* Begin Records for the exercise *

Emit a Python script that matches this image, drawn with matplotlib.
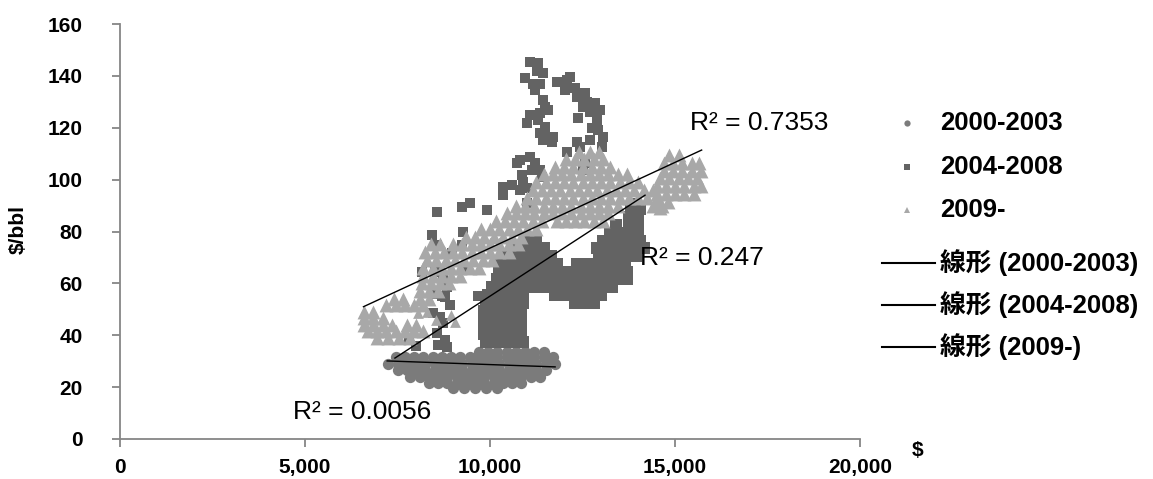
import matplotlib
matplotlib.use('Agg')
import matplotlib.pyplot as plt
from matplotlib.lines import Line2D
from matplotlib.ticker import FuncFormatter

plt.rcParams['font.family'] = ['Liberation Sans', 'Noto Sans CJK JP', 'DejaVu Sans']
plt.rcParams['xtick.major.pad'] = 8
plt.rcParams['ytick.major.pad'] = 21

series_names = ['2000-2003', '2004-2008', '2009-']
series_colors = ['#7b7b7b', '#636363', '#a8a8a8']
series_markers = ['o', 's', '^']

# values, as (y, [x, ...]) rows
rows_0003 = [
    (33.5, [9700, 9950, 10200, 10450, 10700, 10950, 11200, 11450]),
    (31.5, [7450, 7700, 7950, 8200, 8450, 8700, 8950, 9200, 9450, 9700, 9950,
            10200, 10450, 10700, 10950, 11200, 11450, 11700]),
    (29.0, [7250, 7500, 7750, 8000, 8250, 8500, 8750, 9000, 9250, 9500, 9750,
            10000, 10250, 10500, 10750, 11000, 11250, 11500, 11750]),
    (26.5, [7500, 7750, 8000, 8250, 8500, 8750, 9000, 9250, 9500, 9750, 10000,
            10250, 10500, 10750, 11000, 11250, 11500]),
    (24.0, [7850, 8100, 8350, 8600, 8850, 9100, 9350, 9600, 9850, 10100, 10350,
            10600, 10850, 11100, 11350]),
    (21.5, [8350, 8600, 8850, 9100, 9350, 9600, 9850, 10100, 10350, 10600, 10850]),
    (19.5, [9000, 9300, 9600, 9900, 10200]),
]

rows_0408 = [
    (37.5, [9900, 10150, 10400, 10650, 10900]),
    (40.5, [9850, 10100, 10350, 10600, 10850]),
    (43.5, [9850, 10100, 10350, 10600, 10850]),
    (46.5, [9850, 10100, 10350, 10600, 10850]),
    (49.5, [9850, 10100, 10350, 10600, 10850]),
    (52.5, [9900, 10150, 10400, 10650, 10900, 12300, 12550, 12800]),
    (55.5, [9950, 10200, 10450, 10700, 10900, 11750, 12000, 12250, 12500, 12750, 13000]),
    (58.5, [10050, 10300, 10550, 10800, 11050, 11300, 11550, 11800, 12050, 12300,
            12550, 12800, 13050, 13300]),
    (61.5, [10200, 10450, 10700, 10950, 11200, 11450, 11700, 11950, 12200, 12450,
            12700, 12950, 13200, 13450, 13700]),
    (64.5, [10250, 10500, 10750, 11000, 11250, 11500, 11750, 12000, 12250, 12500,
            12750, 13000, 13250, 13500, 13700]),
    (67.5, [10300, 10550, 10800, 11050, 11300, 11550, 11800, 12350, 12650,
            12900, 13150, 13400, 13650]),
    (70.5, [10400, 10650, 10900, 11150, 11400, 11650, 12950, 13200, 13450, 13700, 13950]),
    (73.5, [10700, 10950, 11200, 11450, 12900, 13150, 13400, 13650, 13900, 14150]),
    (76.5, [11000, 11250, 13050, 13300, 13550, 13800, 14050]),
    (79.5, [13250, 13500, 13750, 14000]),
    (82.5, [13400, 13750, 14000]),
    (85.5, [13750, 14000]),
    (88.5, [13800, 14050]),
    (90.5, [13950]),
]

# scattered 2004-2008 squares, upper loop and left side
pts_0408_upper = [
    (11080, 145.5), (11300, 145), (11270, 142), (11430, 141), (10950, 139),
    (11160, 137), (11350, 137), (11220, 134.5), (11430, 130.7), (11490, 128),
    (11570, 126.8), (11350, 125.7), (11080, 124.9), (11300, 123), (11000, 121.8),
    (11490, 120.3), (11350, 118), (11540, 116.4), (11700, 116.4), (11430, 115.3),
    (11680, 114.5), (11810, 137.6), (12080, 138.4), (12160, 139.6), (12030, 134.5),
    (12300, 135.3), (12350, 131.8), (12570, 133.4), (12620, 129.9), (12840, 129.5),
    (12510, 128), (12970, 126.8), (12700, 126), (12890, 123), (12380, 123.7),
    (12760, 119.9), (12920, 119.1), (13060, 116.4), (13030, 112.6), (12700, 115.3),
    (12350, 114.5), (12430, 112.6), (12080, 110.6), (12570, 106.4), (12510, 103.7),
    (10810, 107.6), (11080, 108.7), (11220, 106.4), (11350, 103.7), (11140, 103.7),
    (11410, 101), (10870, 101.8), (10900, 99.1), (11000, 96.8), (10350, 97.1),
    (10590, 97.9), (10350, 94), (10810, 96), (10730, 106.4),
]
pts_0408_left = [
    (8570, 87.5), (9240, 89.4), (9460, 91), (9920, 88.3), (9270, 79.8),
    (8430, 78.6), (8570, 74.8), (8970, 71.7), (9240, 74.8), (8160, 64.4),
    (8510, 64.4), (8730, 62.5), (9270, 65.1), (8840, 58.6), (8780, 54.7),
    (8920, 51.7), (9680, 55.1), (11000, 91), (8460, 48.6), (8650, 47),
    (8730, 44.7), (8570, 40.9), (8780, 38.2), (8600, 36.2), (8840, 35.5),
    (8500, 56), (8700, 55), (7800, 38), (8000, 36),
]

rows_09 = [
    (49.0, [6600, 6850]),
    (46.5, [6600, 6850, 7100]),
    (44.0, [6600, 6850, 7100, 7350, 7750, 8000]),
    (41.5, [6700, 6950, 7200, 7450, 7700, 7950, 8200]),
    (39.0, [6950, 7250, 7550, 7850]),
    (51.5, [7200, 7450, 7700, 7950, 8200]),
    (54.0, [7400, 7650, 8100, 8350]),
    (57.0, [8100, 8350, 8600]),
    (60.0, [8150, 8400, 8650, 8900]),
    (63.0, [8200, 8450, 8700, 8950, 9200]),
    (66.0, [8200, 8450, 8700, 8950, 9200, 9450, 9700]),
    (69.0, [8300, 8550, 8800, 9050, 9300, 9550, 9800, 10050]),
    (72.0, [8250, 8500, 8750, 9000, 9250, 9500, 9750, 10000, 10250, 10500]),
    (75.0, [8400, 8650, 9000, 9250, 9500, 9750, 10000, 10250, 10500, 10750]),
    (78.0, [9350, 9600, 9850, 10100, 10350, 10600, 10850]),
    (81.0, [9750, 10000, 10250, 10500, 10750, 11000, 11250]),
    (84.0, [10150, 10400, 10650, 10900, 11150, 11400, 11800, 12050, 12300, 12550,
            12800, 13050]),
    (87.0, [10450, 10700, 10950, 11200, 11450, 11700, 11950, 12200, 12450, 12700,
            12950, 13200]),
    (90.0, [10700, 10950, 11200, 11450, 11700, 11950, 12200, 12450, 12700, 12950,
            13200, 13450, 14400, 14650]),
    (93.0, [11000, 11250, 11500, 11750, 12000, 12250, 12500, 12750, 13000, 13250,
            13500, 13750, 14000, 14250, 14500]),
    (96.0, [11150, 11400, 11650, 11900, 12150, 12400, 12650, 12900, 13150, 13400,
            13650, 13900, 14150, 14400]),
    (99.0, [11250, 11500, 11750, 12000, 12250, 12500, 12750, 13000, 13250, 13500,
            13750, 14000]),
    (102.0, [11450, 11700, 11950, 12200, 12450, 12700, 12950, 13200, 13450, 13700]),
    (105.0, [11750, 12000, 12250, 12500, 12750, 13000, 13250]),
    (108.0, [12050, 12300, 12550, 12800, 13050]),
    (110.5, [12400, 12700, 12950]),
    (109.5, [14850, 15100]),
    (106.5, [14700, 14950, 15200, 15450, 15650]),
    (103.5, [14700, 14950, 15200, 15450, 15700]),
    (100.5, [14600, 14850, 15100, 15350, 15600]),
    (97.5, [14500, 14750, 15000, 15250, 15500, 15700]),
    (94.5, [14500, 14750, 15000, 15250, 15500]),
    (91.5, [14550, 14800]),
    (89.0, [14600]),
]
pts_09_extra = [(8050, 48.5), (8300, 49), (8550, 46), (8950, 48), (9050, 45)]

# linear trend lines (start, end)
trend_0003_x, trend_0003_y = [7220, 11760], [30.1, 27.8]
trend_0408_x, trend_0408_y = [7430, 14190], [31.2, 94.0]
trend_09_x, trend_09_y = [6580, 15720], [51.0, 111.4]
r2_texts = ['R² = 0.0056', 'R² = 0.247', 'R² = 0.7353']


def flatten(rows):
    xs, ys = [], []
    for y, xlist in rows:
        for x in xlist:
            xs.append(x)
            ys.append(y)
    return xs, ys


W, H = 1153, 479
fig = plt.figure(figsize=(W / 100, H / 100), dpi=100)
ax = fig.add_axes([120 / W, 40 / H, 740 / W, 415 / H])

# dense clusters (rows) and loose points, in series order
dense = [flatten(rows_0003), flatten(rows_0408), flatten(rows_09)]
loose = [([], []), tuple(zip(*(pts_0408_upper + pts_0408_left))), tuple(zip(*pts_09_extra))]
dense_sizes = [66, 64, 100]
loose_sizes = [40, 46, 60]
for i in range(3):
    ax.scatter(dense[i][0], dense[i][1], s=dense_sizes[i], marker=series_markers[i],
               c=series_colors[i], linewidths=0, zorder=2 + i)
    if len(loose[i][0]):
        ax.scatter(loose[i][0], loose[i][1], s=loose_sizes[i], marker=series_markers[i],
                   c=series_colors[i], linewidths=0, zorder=2 + i)

for tx, ty in [(trend_0003_x, trend_0003_y), (trend_0408_x, trend_0408_y),
               (trend_09_x, trend_09_y)]:
    ax.plot(tx, ty, color='black', lw=1.0, zorder=6)

ax.text(4680, 10.4, r2_texts[0], fontsize=19, va='center', ha='left')
ax.text(14060, 69.8, r2_texts[1], fontsize=19, va='center', ha='left')
ax.text(15410, 121.8, r2_texts[2], fontsize=19, va='center', ha='left')

ax.set_xlim(0, 20000)
ax.set_ylim(0, 160)
ax.set_xticks([0, 5000, 10000, 15000, 20000])
ax.set_yticks(range(0, 161, 20))
ax.xaxis.set_major_formatter(FuncFormatter(lambda v, p: f'{int(v):,}'))
for side in ['top', 'right']:
    ax.spines[side].set_visible(False)
for side in ['left', 'bottom']:
    ax.spines[side].set_color('#868686')
    ax.spines[side].set_linewidth(1.3)
ax.tick_params(direction='out', length=6, width=1.3, color='#868686', labelsize=15)
ax.yaxis.set_tick_params(pad=21)
for lab in ax.get_xticklabels() + ax.get_yticklabels():
    lab.set_fontweight('bold')

fig.text(18 / W, 1 - 230 / H, '$/bbl', rotation=90, fontsize=15,
         fontweight='bold', ha='center', va='center')
fig.text(918 / W, 1 - 450 / H, '$', fontsize=15, fontweight='bold',
         ha='center', va='center')

# legend drawn by hand so the rows sit where they are in the chart
legend_labels = series_names + ['線形 (' + n + ')' for n in series_names]
legend_rows_px = [123, 167, 210, 263, 305, 347]
for i, label in enumerate(legend_labels):
    yf = 1 - legend_rows_px[i] / H
    if i < 3:
        fig.add_artist(Line2D([907 / W], [yf], ls='', marker=series_markers[i],
                              markersize=4.5, color=series_colors[i],
                              markeredgewidth=0))
    else:
        fig.add_artist(Line2D([882 / W, 935 / W], [yf, yf], color='black', lw=1.5))
    fig.text(940 / W, yf, label, fontsize=18.5, fontweight='bold',
             ha='left', va='center')

fig.savefig('out.png', dpi=100)
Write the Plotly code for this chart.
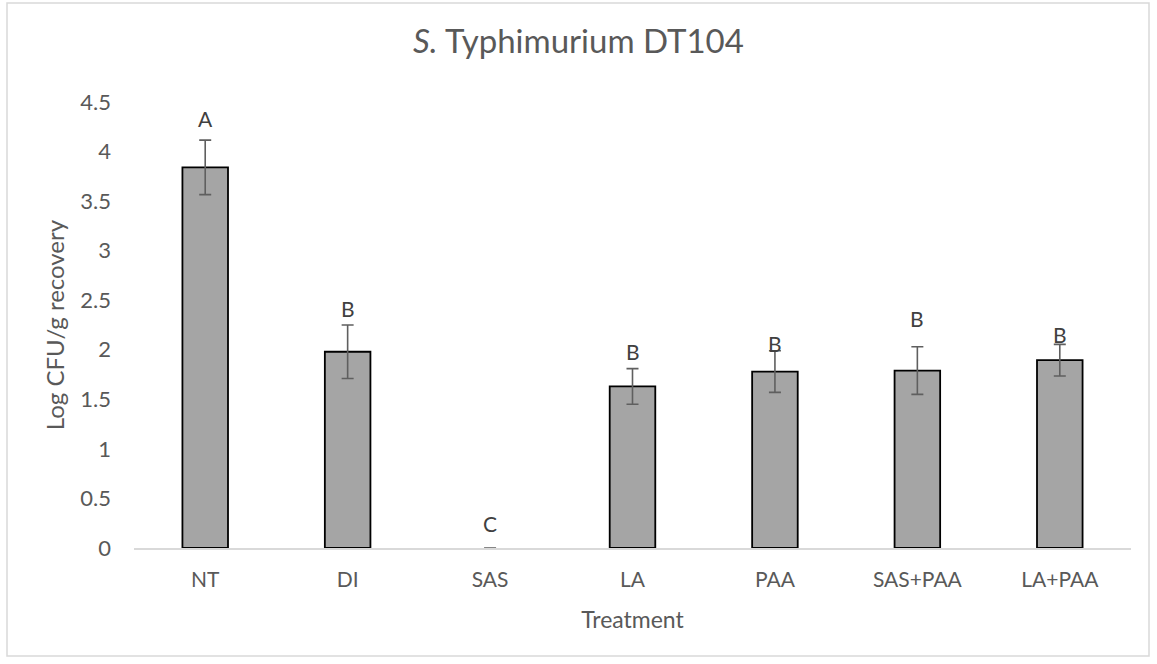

* End Records for the exercise *

## Task to carry out
Up to and including the line with "series_markers = ['o', 's', '^']", copy the data above from its first line. Skip pictures.

## Written answer
Emit a Python script that matches this image, drawn with matplotlib.
import matplotlib
matplotlib.use('Agg')
import matplotlib.pyplot as plt
from matplotlib.lines import Line2D
from matplotlib.ticker import FuncFormatter

plt.rcParams['font.family'] = ['Liberation Sans', 'Noto Sans CJK JP', 'DejaVu Sans']
plt.rcParams['xtick.major.pad'] = 8
plt.rcParams['ytick.major.pad'] = 21

series_names = ['2000-2003', '2004-2008', '2009-']
series_colors = ['#7b7b7b', '#636363', '#a8a8a8']
series_markers = ['o', 's', '^']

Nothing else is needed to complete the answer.